Fitz & The Tantrums and Capital Cities brought their contagiously danceable indie-pop to the Rave Saturday night for the last stop of their “Bright Futures” tour. Both bands showcased their soulful, disco-infused style to make for three hours of pure, unadulterated dance-party action.

Before the real show began, Los Angeles-based band, Beat Club, took the stage for a short, lackluster, seven-song performance. The band’s overall style mimicked the funk of Fitz, but ultimately lacked the fun soul that makes the band danceable and fun. Beat Club concluded its set with the song “Something Better,” an appropriate end to an average performance. Something much better is exactly what came next.

Capital Cities took the stage, immediately boosting crowd morale and mesmerizing the Rave with a massive sunglass-shaped backdrop, customized Capital Cities varsity jackets, and electronic beats. Led by vocalist/guitar player Ryan Merchant and vocalist/keyboardist Sebu Simonian, the band played just about every song off of its debut album, “In a Tidal Wave of Mystery,” and added a surprise with an innovative cover of the Bee Gees’ “Stayin’ Alive.” The cover added danceable synth-beats and a purple trombone solo played by the band’s talented trumpet player, Spencer Ludwig into the disco anthem.

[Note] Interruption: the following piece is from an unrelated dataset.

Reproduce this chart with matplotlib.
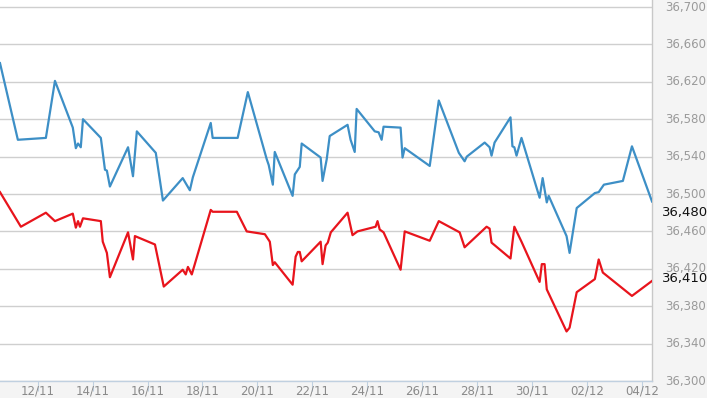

Ludwig proved to be one of the band’s most vital and theatrical assets as he jumped around the stage playing his trumpet and showcasing Capital Cities’ older, sexier sound. Ludwig’s talents were showcased throughout the show, but were most noticeable in the entrancing “Kangaroo Court” and “Love Away.”

Thick-bearded Simonian controlled Capital Cities’ rave-style and sound with his double-decker keyboard and laptop, as seen in “Farrah Fawcett Hair,” a song he said was about about “the best shit life has to offer.” Interspersed with stylized sound bytes, the song lists Nutella, democracy, “Back to the Future 2” and seeing a double rainbow as some of the best things in life, sending the floor into a disco-dancing frenzy.

The funk continued as Merchant and Simonian attempted to teach the audience a jazzercise routine they called the “Capital Cities Shuffle.” The simple side step, clap and spin quickly proved to be too much for the intoxicated Rave audience and the whole thing quickly fell apart. But the sight of boozy Rave members willingly joining an organized group dance was well worth the $35 ticket alone.

As Capital Cities finished off its set with a performance of “Safe and Sound,” Michael Fitzpatrick (Fitz) and band mate Noelle Scaggs jumped on stage to join a dance party that nearly brought the house down with nearly everyone in the venue waving shirts, scarves and jackets over their heads as they jumped and danced to the band’s summer hit.

Fitz & The Tantrums began their performance shortly after. The signature retro-soul pop sound heard on “More Than Just a Dream” immediately came to life as Fitz, Noelle and the rest of the group took the stage in all their funk dancing, tambourine-playing glory.

Fitz & The Tantrums matched Capital Cities’ high-energy performance with their own crowd pleasing chart toppers like “Out of My League” and “MoneyGrabber.”

The band also showcased its talented saxophone player throughout the set. Not to be upstaged, Ludwig jumped back on stage with his trumpet during a Fitz’s cover of ’80s Eurythmics hit “Sweet Dreams,” and began a brass battle of epic proportions.

The undeniable spirit and chemistry between lead singers Fitz and Noelle also kept up the energy of the crowd and played up the tension and intrigue of heartbreakers like “Breakin’ the Chains of Love,” a song Fitz theatrically described as being about the worst possible thing happening to you on the best day of your life. It was one of the band’s first big hits, and combined with “Spark” and “Don’t Gotta Work it out,” made the perfect end to an energetic dance party.

As Fitz & The Tantrums played their encore song, “The Walker,” silly string-slinging members of Capital Cities and Beat Club stormed the stage clad in onsies, taco costumes and freakishly large sombreros. Pink confetti began to fall from the ceiling and the Rave burst into full-fledged mayhem.

When the concert concluded and the two talented upcoming bands left the stage, it was clear that “Bright Futures” proved to be a tour true to its title.